この症候群では外胚葉形成不全が必発とされる。上記のように薄い頭髪,爪の形成不全,歯牙の欠損,口腔前庭小帯多発などがそれにあたる,とされていて,自験例は全ての症状が揃っていた。
細い毛が疎に生えているのが本症候群の特徴とされていて,初診時の自験例(当時生後1ヶ月)もそうだった。ところが2歳,3歳となるにつれて髪が次第に増えてきて,密度も色も全く正常になったのである。考えてみたら,生まれたてから真っ黒な髪がフサフサ,なんて赤ん坊はいないのである。そこらの赤ん坊をみていると,1歳頃まで髪の毛が薄かったのに,いつの間にかフサフサに,なんてことは珍しくもなんともない。となると,生後2ヶ月や3ヶ月の時点で「髪の毛の密度がまばらだから外胚葉形成不全だ」とは言えないことになる。実際,初診時の印象では「髪の毛が薄いといわれればそういう気もするけど・・・」という程度だった。
それから爪形成不全。自験例では確かに全ての指で爪が欠損していたり,小さな爪だった。ところが,指のレントゲン写真を撮ってみると,末節骨の形成不全も合併しているのだ。もちろん,中胚葉形成不全の症状である。

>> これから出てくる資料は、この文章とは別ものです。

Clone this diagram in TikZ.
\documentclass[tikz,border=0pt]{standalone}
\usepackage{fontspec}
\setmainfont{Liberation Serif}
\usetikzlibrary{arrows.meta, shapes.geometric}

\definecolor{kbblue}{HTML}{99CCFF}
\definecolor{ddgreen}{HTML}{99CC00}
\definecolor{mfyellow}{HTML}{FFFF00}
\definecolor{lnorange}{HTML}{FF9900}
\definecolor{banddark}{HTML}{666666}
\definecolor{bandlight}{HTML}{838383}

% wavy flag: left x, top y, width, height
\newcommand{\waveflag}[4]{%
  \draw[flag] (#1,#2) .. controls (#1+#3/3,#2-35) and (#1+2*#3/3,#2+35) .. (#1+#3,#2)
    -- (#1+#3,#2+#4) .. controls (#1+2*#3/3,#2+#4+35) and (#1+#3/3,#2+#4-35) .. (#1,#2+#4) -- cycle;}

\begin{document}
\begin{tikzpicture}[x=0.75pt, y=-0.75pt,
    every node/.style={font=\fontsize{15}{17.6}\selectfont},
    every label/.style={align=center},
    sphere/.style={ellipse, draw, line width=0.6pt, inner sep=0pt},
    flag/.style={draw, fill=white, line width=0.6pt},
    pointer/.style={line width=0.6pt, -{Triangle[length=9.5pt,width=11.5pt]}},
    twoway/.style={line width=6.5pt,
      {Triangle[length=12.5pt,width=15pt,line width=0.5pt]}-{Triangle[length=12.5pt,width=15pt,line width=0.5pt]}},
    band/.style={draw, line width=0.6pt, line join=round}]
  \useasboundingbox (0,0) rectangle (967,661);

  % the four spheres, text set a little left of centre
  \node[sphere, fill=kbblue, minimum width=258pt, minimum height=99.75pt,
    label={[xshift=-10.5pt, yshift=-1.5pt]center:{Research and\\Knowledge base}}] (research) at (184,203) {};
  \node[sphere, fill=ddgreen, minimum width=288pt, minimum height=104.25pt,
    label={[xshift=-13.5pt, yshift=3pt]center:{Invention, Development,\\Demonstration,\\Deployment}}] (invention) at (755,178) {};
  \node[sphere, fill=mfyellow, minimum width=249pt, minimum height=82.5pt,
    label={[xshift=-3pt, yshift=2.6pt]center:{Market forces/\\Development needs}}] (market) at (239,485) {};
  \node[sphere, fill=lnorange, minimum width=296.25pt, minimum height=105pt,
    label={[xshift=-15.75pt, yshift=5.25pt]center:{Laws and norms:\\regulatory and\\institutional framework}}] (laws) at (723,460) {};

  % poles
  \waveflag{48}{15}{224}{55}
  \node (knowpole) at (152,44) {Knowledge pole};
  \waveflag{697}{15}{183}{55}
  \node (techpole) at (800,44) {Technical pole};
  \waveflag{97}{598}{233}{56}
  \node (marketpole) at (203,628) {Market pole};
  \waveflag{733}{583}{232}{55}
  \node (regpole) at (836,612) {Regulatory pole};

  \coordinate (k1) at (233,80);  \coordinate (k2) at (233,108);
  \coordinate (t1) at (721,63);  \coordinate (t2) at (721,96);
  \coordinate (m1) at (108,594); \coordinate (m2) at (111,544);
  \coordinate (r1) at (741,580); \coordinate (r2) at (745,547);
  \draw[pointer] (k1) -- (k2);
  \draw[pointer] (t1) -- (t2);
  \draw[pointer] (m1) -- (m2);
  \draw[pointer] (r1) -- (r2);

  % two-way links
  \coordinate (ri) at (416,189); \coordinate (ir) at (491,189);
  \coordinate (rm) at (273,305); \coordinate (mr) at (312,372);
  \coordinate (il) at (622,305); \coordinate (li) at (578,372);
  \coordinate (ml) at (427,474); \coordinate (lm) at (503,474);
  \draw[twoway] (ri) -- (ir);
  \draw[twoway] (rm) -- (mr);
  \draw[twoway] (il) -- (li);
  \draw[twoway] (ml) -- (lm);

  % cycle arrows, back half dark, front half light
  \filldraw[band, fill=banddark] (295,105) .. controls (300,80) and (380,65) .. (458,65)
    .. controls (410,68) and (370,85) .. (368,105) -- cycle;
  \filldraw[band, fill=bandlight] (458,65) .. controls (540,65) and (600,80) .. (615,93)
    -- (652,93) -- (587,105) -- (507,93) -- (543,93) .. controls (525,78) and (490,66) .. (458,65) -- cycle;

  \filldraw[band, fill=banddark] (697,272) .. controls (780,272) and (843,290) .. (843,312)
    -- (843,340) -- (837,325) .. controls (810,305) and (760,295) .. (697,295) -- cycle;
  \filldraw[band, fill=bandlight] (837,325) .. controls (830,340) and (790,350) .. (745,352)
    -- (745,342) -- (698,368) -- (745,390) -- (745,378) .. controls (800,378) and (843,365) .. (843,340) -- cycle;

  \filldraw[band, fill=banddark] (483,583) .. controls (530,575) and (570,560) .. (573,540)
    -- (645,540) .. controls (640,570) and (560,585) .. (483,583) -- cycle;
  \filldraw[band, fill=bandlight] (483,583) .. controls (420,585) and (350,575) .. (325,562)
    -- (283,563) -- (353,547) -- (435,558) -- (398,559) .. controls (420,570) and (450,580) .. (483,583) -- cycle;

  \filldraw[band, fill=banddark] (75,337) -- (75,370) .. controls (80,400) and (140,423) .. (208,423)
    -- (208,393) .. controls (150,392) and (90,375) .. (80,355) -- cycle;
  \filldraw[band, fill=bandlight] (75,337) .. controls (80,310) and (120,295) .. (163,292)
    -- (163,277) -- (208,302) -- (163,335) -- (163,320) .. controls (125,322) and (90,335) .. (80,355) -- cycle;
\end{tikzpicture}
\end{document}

末節骨と爪の形成には非常に密接な関係があり,爪の形成は末節骨によって誘導される,という論文を当時読んだ記憶がある。実際,先天性の爪異常で手指のレントゲンを撮ると,末節骨の異常がほとんどの例で見つかる(例:先天性示指爪甲不全症)。こういう場合,「爪の欠損があるから外胚葉形成不全」と言えるのだろうか。これはもしかしたら,末節骨形成不全(=中胚葉形成不全)の続発症状であって,外胚葉形成不全ではないのではないか。
このように,外胚葉形成不全の症状についてまとめていくうちに,何がなんだか判らなくなってしまった。

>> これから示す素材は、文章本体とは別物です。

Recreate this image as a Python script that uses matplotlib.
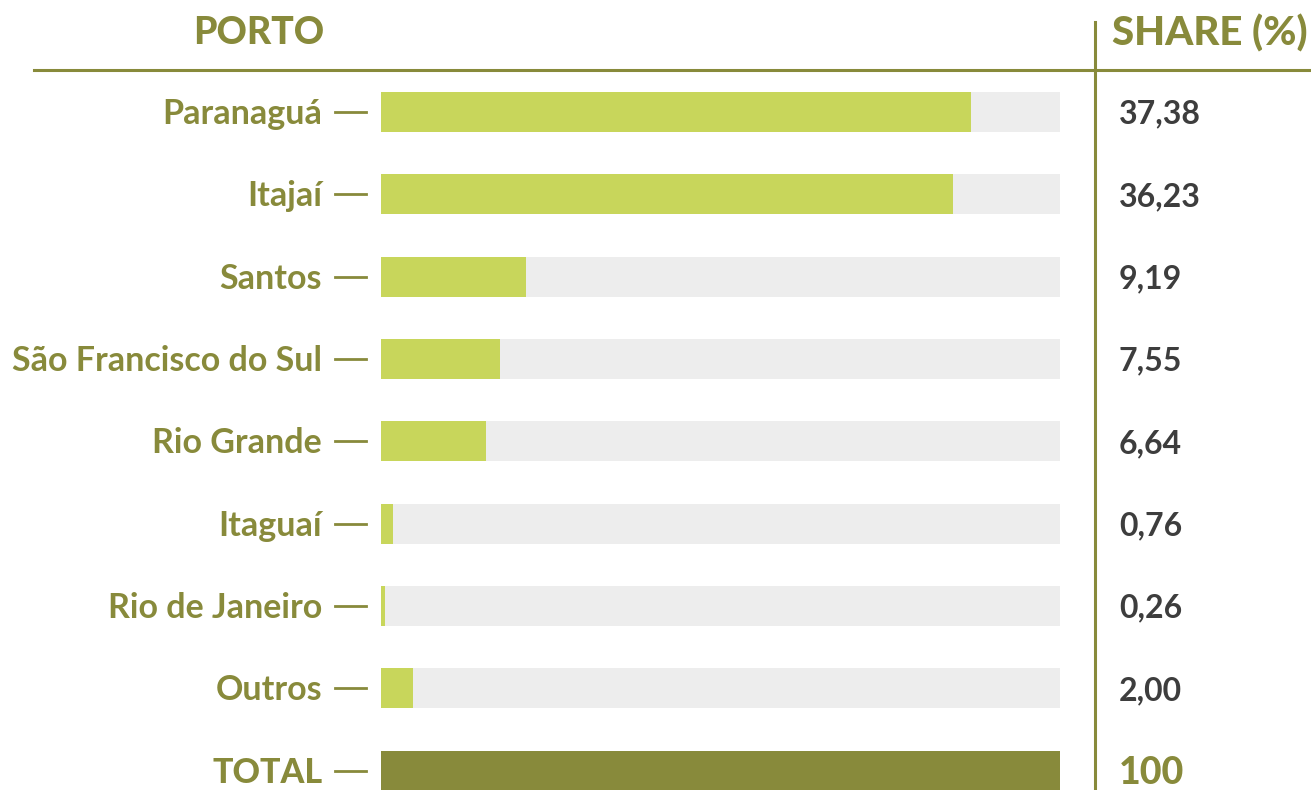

この症候群は,どんな先天異常の教科書にも取り上げられているものであり,どれにも「外胚葉形成不全あり」と明記されている。症例報告の全ての論文で「頭髪が薄く,爪が欠損」と書かれているためだ(歯牙については記載していない論文がある)。だから教科書には外胚葉形成不全の合併率は100%と書かれている。過去の報告例をまとめて症候群の臨床像をまとめるため,当然そうなるはずだ。
しかし,実際の患者さんを長期間追跡していくと,外胚葉形成不全といえるかどうか,判断がつけられなくなってしまったのだ。